2. The multi-stage compression refrigeration cycle device according to claim 1, wherein

the physical quantity sensor is an in-refrigerator temperature sensor that detects a temperature of the space to be cooled, and

the controller is configured to increase the rotational speed ratio as the temperature of the space to be cooled, detected by the in-refrigerator temperature sensor, becomes higher.

3. The multi-stage compression refrigeration cycle device according to claim 1, further comprising:

a determination unit that determines whether or not a cool-down operation is necessary to quickly cool the space to be cooled, based on a temperature of the space to be cooled, wherein,

the controller is configured to increase the rotational speed ratio of the rotational speed of the low-stage side compression mechanism to the rotational speed of the high-stage side compression mechanism as the pressure of the low-pressure refrigerant becomes higher, when the determination unit determines that the cool-down operation is to be performed.

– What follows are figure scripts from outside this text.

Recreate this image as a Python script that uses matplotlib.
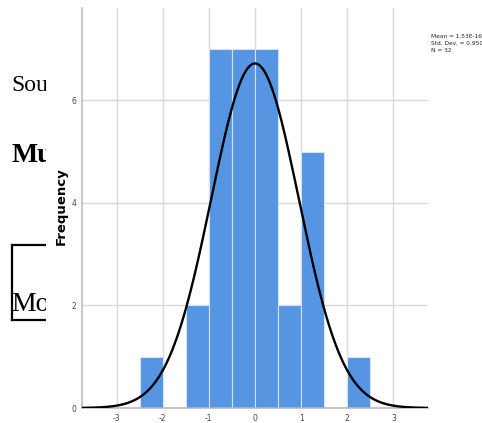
import numpy as np
import matplotlib
matplotlib.use("Agg")
from matplotlib import pyplot as plt
from matplotlib.patches import Rectangle
from matplotlib.lines import Line2D

# histogram data (bin edges and counts)
bin_edges = [-2.5, -2.0, -1.5, -1.0, -0.5, 0.0, 0.5, 1.0, 1.5, 2.0, 2.5]
counts = [1, 0, 2, 7, 7, 7, 2, 5, 0, 1]
x_ticks = [-3, -2, -1, 0, 1, 2, 3]
y_ticks = [0, 2, 4, 6]

# summary stats shown in the corner
mean = 1.53e-16
std_dev = 0.950
n = 32
stats_text = ["Mean = 1.53E-16", "Std. Dev. = 0.950", "N = 32"]

# bits of document text peeking out behind the chart
doc_texts = ["Sou", "Mu", "Mo"]

W, H = 482, 423
fig = plt.figure(figsize=(W / 100, H / 100), dpi=100)

# document behind
fig.text(11 / W, 1 - 91 / H, doc_texts[0], fontsize=17, family="Liberation Serif",
         va="baseline", ha="left", zorder=1)
fig.text(11 / W, 1 - 162 / H, doc_texts[1], fontsize=20, family="Liberation Serif",
         weight="bold", va="baseline", ha="left", zorder=1)
fig.text(11 / W, 1 - 311 / H, doc_texts[2], fontsize=20, family="Liberation Serif",
         va="baseline", ha="left", zorder=1)
box_kw = dict(color="black", lw=1.6, transform=fig.transFigure, zorder=1)
fig.add_artist(Line2D([12 / W, 12 / W], [1 - 245 / H, 1 - 320 / H], **box_kw))
fig.add_artist(Line2D([12 / W, 50 / W], [1 - 245 / H, 1 - 245 / H], **box_kw))
fig.add_artist(Line2D([12 / W, 50 / W], [1 - 320 / H, 1 - 320 / H], **box_kw))

# white chart image pasted over the document
fig.add_artist(Rectangle((46 / W, 0), 1 - 46 / W, 1, transform=fig.transFigure,
                         facecolor="white", edgecolor="none", zorder=2))

ax = fig.add_axes([82 / W, 1 - 408 / H, (428 - 82) / W, (408 - 8) / H])
ax.set_zorder(3)
ax.set_facecolor("none")

lefts = bin_edges[:-1]
widths = np.diff(bin_edges)
ax.bar(lefts, counts, width=widths, align="edge", color="#5595e2",
       edgecolor="#d6e2f3", linewidth=0.8, zorder=2)

# normal curve from the stats above
bw = bin_edges[1] - bin_edges[0]
xs = np.linspace(-3.75, 3.75, 400)
ys = n * bw / (std_dev * np.sqrt(2 * np.pi)) * np.exp(-0.5 * ((xs - mean) / std_dev) ** 2)
ax.plot(xs, ys, color="black", lw=1.7, zorder=3)

ax.set_xlim(-3.75, 3.75)
ax.set_ylim(0, 7.8)
ax.set_xticks(x_ticks)
ax.set_yticks(y_ticks)
ax.set_xticklabels([str(t) for t in x_ticks])
ax.set_yticklabels([str(t) for t in y_ticks])
ax.tick_params(length=0, labelsize=5.5, labelcolor="#444444")
ax.tick_params(axis="x", pad=4)
ax.tick_params(axis="y", pad=4)

ax.grid(True, color="#d9d9d9", lw=1.0)
ax.set_axisbelow(True)
for s in ["top", "right"]:
    ax.spines[s].set_visible(False)
ax.spines["left"].set_color("#b8b8b8")
ax.spines["bottom"].set_color("#b8b8b8")
ax.spines["left"].set_linewidth(1.1)
ax.spines["bottom"].set_linewidth(1.1)

ax.set_ylabel("Frequency", fontsize=9.5, weight="bold")
ax.yaxis.set_label_coords(-14 / (428 - 82), (408 - 206) / 400)

for i, s in enumerate(stats_text):
    fig.text(431 / W, 1 - (37 + 6.5 * i) / H, s, fontsize=4.2, va="center", ha="left",
             color="#222222", zorder=4)

fig.savefig("out.png", dpi=100)
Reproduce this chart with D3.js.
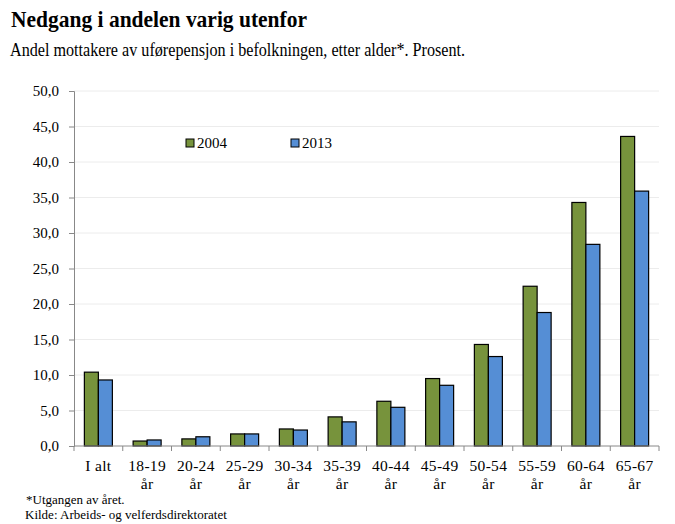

4. The multi-stage compression refrigeration cycle device according to claim 3, wherein

the determination unit determines that the cool-down operation is necessary when the pressure of the high-pressure refrigerant detected by the high-pressure sensor is equal to or higher than a predetermined reference value.

5. The multi-stage compression refrigeration cycle device according to claim 1, further comprising

a middle-pressure expansion valve that decompresses and expands the high-pressure refrigerant flowing out of the heat radiator to an intermediate-pressure refrigerant, and flows out the intermediate-pressure refrigerant to a suction side of the high-stage side compression mechanism.